What Is DeMarco Murray's Best Fantasy Role?
Now, 12 weeks into the 2012 season, Murray has played in just five games. He was certainly productive when he was on the field, running for 330 yards on 75 carries, but there has to be some level of trust fantasy owners have with a player.
Whether Murray wants to admit it or not, he is earning the label of an injury-prone player. It is wholly justified right now, so fantasy owners need to start accepting the reality for what it is, rather than turn a blind eye to it and just start him whenever he comes back healthy.
Plus, when you a running back with a history of ankle problems, which Murray obviously does right now, you never know what hit will be the one that knocks him out. If he starts a game, he might play one snap, go down and be done.

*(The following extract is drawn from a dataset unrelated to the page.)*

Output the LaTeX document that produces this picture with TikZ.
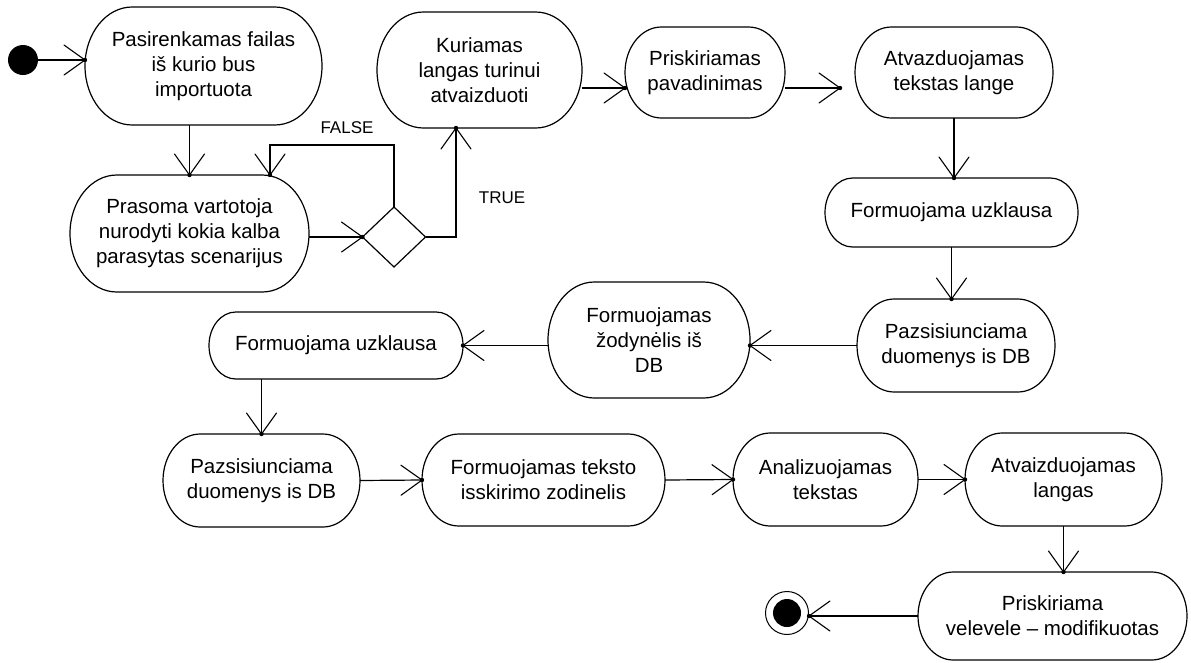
\documentclass[tikz,border=0pt]{standalone}
\usepackage{fontspec}
\setmainfont{Liberation Sans}
\usetikzlibrary{shapes.geometric,decorations.markings}

% Activity shape: a box whose ends are elliptical arcs
\newdimen\pillxa \newdimen\pillxb \newdimen\pillya \newdimen\pillyb
\newdimen\pillrx \newdimen\pillry \newdimen\pilltmp
\makeatletter
\pgfdeclareshape{pill}{%
  \inheritsavedanchors[from=rectangle]%
  \inheritanchorborder[from=rectangle]%
  \inheritanchor[from=rectangle]{center}%
  \inheritanchor[from=rectangle]{north}%
  \inheritanchor[from=rectangle]{south}%
  \inheritanchor[from=rectangle]{east}%
  \inheritanchor[from=rectangle]{west}%
  \inheritanchor[from=rectangle]{north east}%
  \inheritanchor[from=rectangle]{north west}%
  \inheritanchor[from=rectangle]{south east}%
  \inheritanchor[from=rectangle]{south west}%
  \backgroundpath{%
    \southwest \pillxa=\pgf@x \pillya=\pgf@y
    \northeast \pillxb=\pgf@x \pillyb=\pgf@y
    \pillry=\pillyb \advance\pillry by -\pillya \pillry=.5\pillry
    \pillrx=.8\pillry
    \pilltmp=\pillxa \advance\pilltmp by \pillrx
    \pgfpathmoveto{\pgfqpoint{\pilltmp}{\pillyb}}%
    \pilltmp=\pillxb \advance\pilltmp by -\pillrx
    \pgfpathlineto{\pgfqpoint{\pilltmp}{\pillyb}}%
    \pgfpatharc{90}{-90}{\the\pillrx and \the\pillry}%
    \pilltmp=\pillxa \advance\pilltmp by \pillrx
    \pgfpathlineto{\pgfqpoint{\pilltmp}{\pillya}}%
    \pgfpatharc{270}{90}{\the\pillrx and \the\pillry}%
    \pgfpathclose
  }%
}
\makeatother

\tikzset{
  act/.style={shape=pill, draw, line width=1.2pt, outer sep=0pt, inner sep=0pt,
    align=center, font=\fontsize{20.5}{25}\selectfont},
  decision/.style={diamond, draw, line width=1.2pt, outer sep=0pt, inner sep=0pt,
    minimum width=63pt, minimum height=60pt},
  guard/.style={font=\fontsize{17}{20}\selectfont},
  % open V head with a small dot at its point
  arr/.style={line width=1.2pt, postaction={decorate, decoration={markings,
    mark=at position 1 with {
      \draw[line width=1.1pt, line cap=round] (-21pt,15pt) -- (0pt,0pt) -- (-21pt,-15pt);
      \fill (0pt,0pt) circle (2.2pt);}}}},
}

\begin{document}
\begin{tikzpicture}[x=1pt,y=1pt]
\fill[white] (0,0) rectangle (1191,-662);
\useasboundingbox (0,0) rectangle (1191,-662);

% initial and final states
\node[circle, fill, minimum size=30pt, inner sep=0pt] (start) at (23,-60) {};
\node[circle, draw, line width=1pt, minimum size=43pt, inner sep=0pt] (final) at (787,-613) {};
\node[circle, fill, minimum size=28pt, inner sep=0pt] (finalin) at (final) {};

% activities
\node[act, minimum width=237pt, minimum height=118pt] (A) at (203.5,-66)
  {Pasirenkamas failas\\iš kurio bus\\importuota};
\node[act, minimum width=239pt, minimum height=117pt] (B) at (189.5,-233.5)
  {Prasoma vartotoja\\nurodyti kokia kalba\\parasytas scenarijus};
\node[decision] (dec) at (394,-237) {};
\node[act, minimum width=205pt, minimum height=116pt] (C) at (479.5,-70)
  {Kuriamas\\langas turinui\\atvaizduoti};
\node[act, minimum width=160pt, minimum height=91pt] (D) at (705,-72.5)
  {Priskiriamas\\pavadinimas};
\node[act, minimum width=198pt, minimum height=91pt] (E) at (954,-72.5)
  {Atvazduojamas\\tekstas lange};
\node[act, minimum width=253pt, minimum height=69pt] (F) at (951.5,-212.5)
  {Formuojama uzklausa};
\node[act, minimum width=198pt, minimum height=93pt] (G) at (956,-345.5)
  {Pazsisiunciama\\duomenys is DB};
\node[act, minimum width=202pt, minimum height=116pt] (H) at (649,-340)
  {Formuojamas\\žodynėlis iš\\DB};
\node[act, minimum width=254pt, minimum height=67pt] (I) at (336,-345.5)
  {Formuojama uzklausa};
\node[act, minimum width=197pt, minimum height=93pt] (J) at (261.5,-480.5)
  {Pazsisiunciama\\duomenys is DB};
\node[act, minimum width=243pt, minimum height=92pt] (K) at (543.5,-480)
  {Formuojamas teksto\\isskirimo zodinelis};
\node[act, minimum width=185pt, minimum height=93pt] (L) at (825.5,-479.5)
  {Analizuojamas\\tekstas};
\node[act, minimum width=197pt, minimum height=93pt] (M) at (1063.5,-479.5)
  {Atvaizduojamas\\langas};
\node[act, minimum width=269pt, minimum height=88pt] (N) at (1052.5,-616)
  {Priskiriama\\velevele – modifikuotas};

% guard labels
\node[guard] (lfalse) at (347,-128) {FALSE};
\node[guard] (ltrue) at (502,-198) {TRUE};

% bends of the decision branches and the loose arrow end before E
\coordinate (fk) at (270,-145);
\coordinate (tk) at (456,-237);
\coordinate (eIn) at (840,-88);

% transitions
\draw[arr] (start) -- (start -| A.west);
\draw[arr] (A.south -| B.north) -- (B.north);
\draw[arr] (B.east |- dec.west) -- (dec.west);
\draw[arr] (dec.north) |- (fk) -- (fk |- B.north);
\draw[arr] (dec.east) -- (tk) -- (tk |- C.south);
\draw[arr] ([yshift=-18pt]C.east) -- ([yshift=-18pt]C.east -| D.west);
\draw[arr] ([yshift=-15.5pt]D.east) -- (eIn);
\draw[arr] (E.south) -- (E.south |- F.north);
\draw[arr] (F.south) -- (F.south |- G.north);
\draw[arr] (G.west) -- (G.west -| H.east);
\draw[arr] (I.east -| H.west) -- (I.east);
\draw[arr] (I.south -| J.north) -- (J.north);
\draw[arr] (J.east) -- (K.west);
\draw[arr] (K.east) -- (L.west);
\draw[arr] (L.east) -- (M.west);
\draw[arr] (M.south) -- (M.south |- N.north);
\draw[arr] (N.west) -- (N.west -| final.east);
\end{tikzpicture}
\end{document}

The upside in Murray is huge, and will keep him relevant in fantasy for a long time, but to hope that he is capable of being a truly dominant star and a No. 1 back is asking too much.
NFL teams are forced to make tough decisions on incredibly talented players every season. Fantasy owners sometimes have to do the same thing, though they aren't exactly ruining a man's life when they do it.
Murray is too much of an injury risk at this stage of his career, which, admittedly, is still in the embryonic stages of development. Let him prove he is capable of dominating and staying healthy, then put him on your roster.